また、入居者同士の交流にも目を向け、耳を傾けてみましょう。積極的に交流しているか、会話の内容が楽しそうか、入居したら交流の輪の中に加わることができそうか、といったことを考えながら見聞きすることで、施設の雰囲気などがわかるかもしれません。
過去の退去理由や事例を確認する
トラブルを起こしてしまい過去に退去した方がいるか、いる場合、それはどのようなトラブルだったかを職員に確認しておきましょう。
認知症が原因でトラブルが起こり、ほかの入居者に迷惑をかけてしまった場合などに、施設は入居者に対して退去勧告を出すことがあります。
トラブルがあった際にすぐ退去勧告を出す施設もあれば、できる限り入居し続けられるように様々な対応を試みる施設もあるので、施設がどのような判断をしているか、過去の事例を聞いて確認しましょう。
気に入った施設に体験入居する
見学後、気に入った施設があれば体験入居をしてみることをおすすめします。介護施設での生活は、実際に暮らしてみないとわからないこともあります。ほとんどの民間施設では体験入居が可能です。
体験入居を通じて、入居する本人がストレスなく生活できるか、職員やほかの入居者との相性などを確認し、その上で入居する施設を決めましょう。なお、公的施設の場合はショートステイを通じて施設との相性を確認したり、施設に慣れるようにしましょう。
入居前後に起こり得る問題と対処法
介護施設への入居を検討する際や、入居後に起こり得る3つのトラブルについて対処法を説明します。
認知症の方が施設への入居を嫌がる
認知症の方が介護施設への入居を嫌がるケースは少なくありません。しかし、自立した生活や自宅介護が難しいのであれば、嫌がっていても施設への入居を進めなければいけない時もあります。
入居を拒んでいる方には、施設が安心して過ごせる場所であることを理解してもらうことが大切です。体験入居やショートステイで居心地がいい場所、安心できる場所であることを実感してもらいましょう。どうしても嫌がる場合には、「数カ月間だけでもいいから」と条件を付けて入居してもらうのも1つの方法です。
施設での生活は3カ月程度あれば慣れるといわれているので、介護する家族と職員が工夫を話し合い、入居する本人に施設での生活を居心地よく感じてもらえるようにしていきましょう。また、認知症の方は環境の変化に敏感なため、長年使っていた座椅子や小物などを部屋に置いてあげることも効果的です。
認知症が原因で施設の退去を求められる
認知症が原因で退去を求められるのは、多くの場合、ほかの入居者に危害を加えたり、平穏な生活を妨げたりすることが原因です。
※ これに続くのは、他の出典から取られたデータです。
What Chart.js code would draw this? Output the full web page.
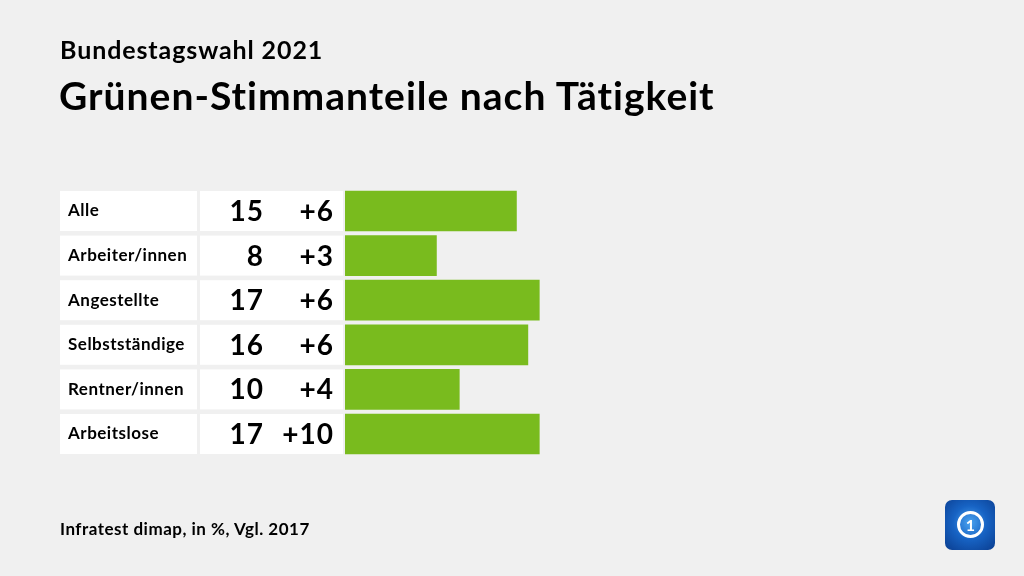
<!DOCTYPE html>
<html lang="de">
<head>
    <meta charset="utf-8">
    <title>Grünen-Stimmanteile nach Tätigkeit</title>
    <script src="https://cdn.jsdelivr.net/npm/chart.js"></script>
    <style>
        html, body { margin: 0; padding: 0; background: #f0f0f0; }
        #wrap { position: relative; width: 1024px; height: 576px; overflow: hidden; font-family: Lato, sans-serif; color: #000; }
        #chart { position: absolute; left: 0; top: 0; }
        .sub { position: absolute; left: 60px; top: 34px; font-size: 25px; font-weight: 700; letter-spacing: 0.9px; }
        .title { position: absolute; left: 59px; top: 72px; font-size: 39px; font-weight: 700; letter-spacing: 1px; }
        .src { position: absolute; left: 60px; top: 518px; font-size: 17px; font-weight: 700; letter-spacing: 0.5px; }
        .logo { position: absolute; left: 945px; top: 500px; width: 50px; height: 50px; border-radius: 7px;
                background: radial-gradient(circle at 50% 45%, #4aa3f0 0%, #1763c4 45%, #0a3d8f 100%); }
        .logo .ring { position: absolute; left: 12px; top: 11px; width: 21px; height: 21px; border: 3px solid #fff; border-radius: 50%;
                      color: #fff; font: 700 16px Lato, sans-serif; text-align: center; line-height: 21px; }
    </style>
</head>
<body>
<div id="wrap">
    <canvas id="chart" width="1024" height="576"></canvas>
    <div class="sub">Bundestagswahl 2021</div>
    <div class="title">Grünen-Stimmanteile nach Tätigkeit</div>
    <div class="src">Infratest dimap, in %, Vgl. 2017</div>
    <div class="logo"><div class="ring">1</div></div>
</div>

<script>
    // data
    const categories = ['Alle', 'Arbeiter/innen', 'Angestellte', 'Selbstständige', 'Rentner/innen', 'Arbeitslose'];
    const shares = [15, 8, 17, 16, 10, 17];
    const changes = [6, 3, 6, 6, 4, 10];

    // white cells + row texts, placed on the y scale rows
    const tablePlugin = {
        id: 'table',
        beforeDatasetsDraw(chart) {
            const ctx = chart.ctx;
            const y = chart.scales.y;
            const bars = chart.getDatasetMeta(0).data;
            ctx.save();
            categories.forEach((cat, i) => {
                const cy = y.getPixelForValue(i);
                const h = bars[i].height;
                ctx.fillStyle = '#ffffff';
                ctx.fillRect(60, cy - h / 2, 137, h);
                ctx.fillRect(200, cy - h / 2, 143, h);

                ctx.fillStyle = '#000';
                ctx.textBaseline = 'middle';
                ctx.textAlign = 'left';
                ctx.font = '700 17px Lato';
                ctx.letterSpacing = '0.5px';
                ctx.fillText(cat, 68, cy);

                ctx.textAlign = 'right';
                ctx.font = '700 28px Lato';
                ctx.letterSpacing = '1px';
                ctx.fillText(String(shares[i]), 264, cy + 1);
                ctx.fillText('+' + changes[i], 334, cy + 1);
            });
            ctx.restore();
        }
    };

    new Chart(document.getElementById('chart').getContext('2d'), {
        type: 'bar',
        data: {
            labels: categories,
            datasets: [{
                data: shares,
                backgroundColor: '#79bb1e',
                barThickness: 40,
                borderWidth: 0
            }]
        },
        options: {
            indexAxis: 'y',
            responsive: false,
            animation: false,
            layout: { padding: { left: 345, right: 107.5, top: 188.7, bottom: 119.7 } },
            scales: {
                x: { display: false, min: 0, max: 50 },
                y: { display: false }
            },
            plugins: {
                legend: { display: false },
                tooltip: { enabled: false }
            }
        },
        plugins: [tablePlugin]
    });
</script>
</body>
</html>
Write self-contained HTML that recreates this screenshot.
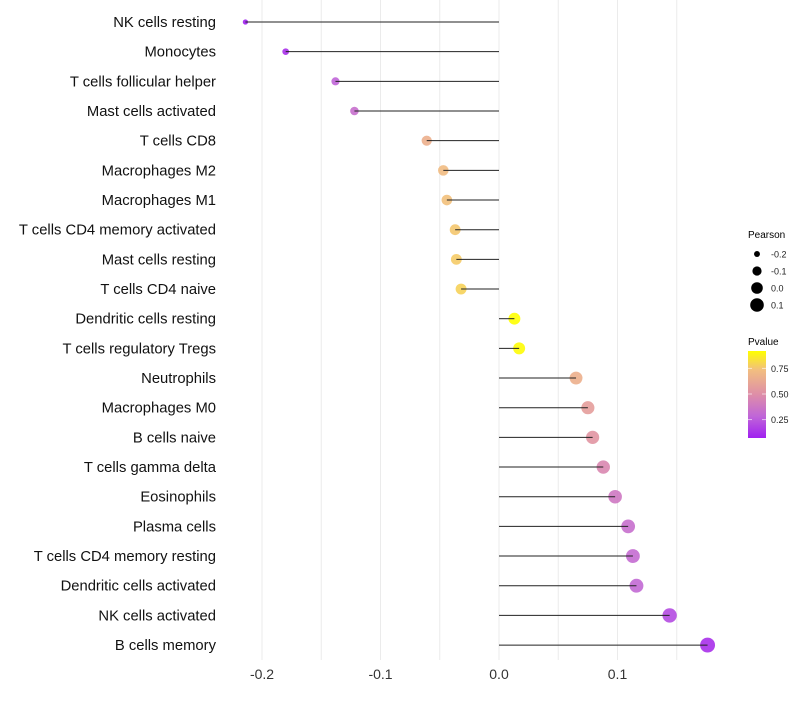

万が一、退去勧告が出てしまっても、すぐさま退去というわけではなく、契約書に記載があればその期限までに退去が求められ、別の施設を探す必要に迫られます。突然このようなことになって慌てないように、退去勧告が出る要件を契約前に確認しておきましょう。
また、入居後は職員とこまめにコミュニケーションを取って、退去要件に当てはまる兆候がないか確認し、もし退去になった時にどうするか対策を考えておくようにしましょう。
(コラム)施設に入居すると認知症が進行する?
「施設に入居すると認知症が進行してしまう」と耳にしたことがある方も多いと思います。環境の変化などにより、施設への入居がきっかけで認知症が進行することもあるといわれています。ただし、施設に入ると認知症が必ず進行するわけではなく、本人の症状次第でもあるでしょう。
入居後に認知症が進行しないよう、対策できることはあります。たとえば交流やアクティビティが多い施設を選ぶ、外に出る機会や趣味をつくるなどです。
ほかの入居者とたくさん交流できるイベントやアクティビティが多い施設を選ぶ、入居後も外出や外泊に誘う、外に出る趣味を勧めるなど、家族が積極的に関わることで認知症の進行予防につながるかもしれません。
認知症の方の施設入居を考える4つのタイミング
認知症の方が施設に入居するタイミングは判断が難しいものです。できる限り一緒に暮らしたい、自宅で暮らしたいという認知症の方の気持ちを尊重したいといった思いもあるでしょう。
施設に入居する時期について確実にいえるのは、入居の判断が遅くなり過ぎないほうがよいということです。認知症の方が1人でいる時間に大きなトラブルに見舞われたり、介護する家族が過労などで倒れてしまったりする前に施設への入居を決断することが理想です。
もし、以下の4項目のうち、1つでも該当すれば、施設への入居を検討するタイミングかもしれません。
それぞれ詳しく解説します。
自宅介護に不安を持った時
自宅での介護を続けていくことに不安を感じた場合には、まずは地域包括支援センターや担当のケアマネジャーに相談してみましょう。それでも不安が解消されない場合は、施設への入居を検討します。不安を抱えたまま長く介護を続けると、介護者自身が心労で体調を崩してしまいます。
自宅での介護が難しくなった時
長年、認知症の方の介護を続けることは大きな負担です。介護をしている家族が体調を崩した、仕事の都合で今までのように介護ができなくなったなど、自宅介護が難しくなった場合は早めに施設の入居を検討することが必要です。
また、介護する家族が心身の負担を感じているのなら、自分自身の体のことを第一に考え、一時的にショートステイなどを利用し、その間に入居する施設を探しましょう。
認知症が進行し、常に介護者の見守りが必要になった時
認知症が進行すると、今まで以上に目が離せなくなり、介護者の負担が増えます。認知症の方が1人暮らしをしている場合は、生活自体が困難になってしまうかもしれません。認知症の方を自宅介護で常に見守るのは、デイサービスや訪問介護サービスを利用しても限界があります。また、介護する家族はずっと心配を抱えながらの生活となってしまいます。
大きなトラブルが起きてからでは遅いので、認知症が進行し、常に見守りが必要な状況やこれまでの生活が難しくなったら、施設への入居を検討しましょう。
認知症の方が1人で暮らすことになった時
介護する家族が同居できなくなった、同居していた家族が亡くなったなどの理由で、認知症の方が1人暮らしをすることになった時も施設への入居を検討するタイミングです。
1人で食事ができない、薬が飲めない、病院に行けないなど、自立した生活が難しいようであれば、施設への入居を早めに検討したほうがよいでしょう。
施設は見学や体験入居をしてから選ぼう
認知症の方が入る施設の探し方や費用について紹介してきました。施設を選ぶ時は、認知症の方や介護する家族が施設に期待することを明確にし、優先順位をつけて施設を絞り込んでいきます。前向きに検討したい施設を見つけたら、施設見学や体験入居を行い、認知症の方が居心地よく過ごせるかを見極めましょう。
認知症の方も介護する家族も安心できる施設が理想です。施設探しで失敗しないように、じっくりと考えて選びましょう。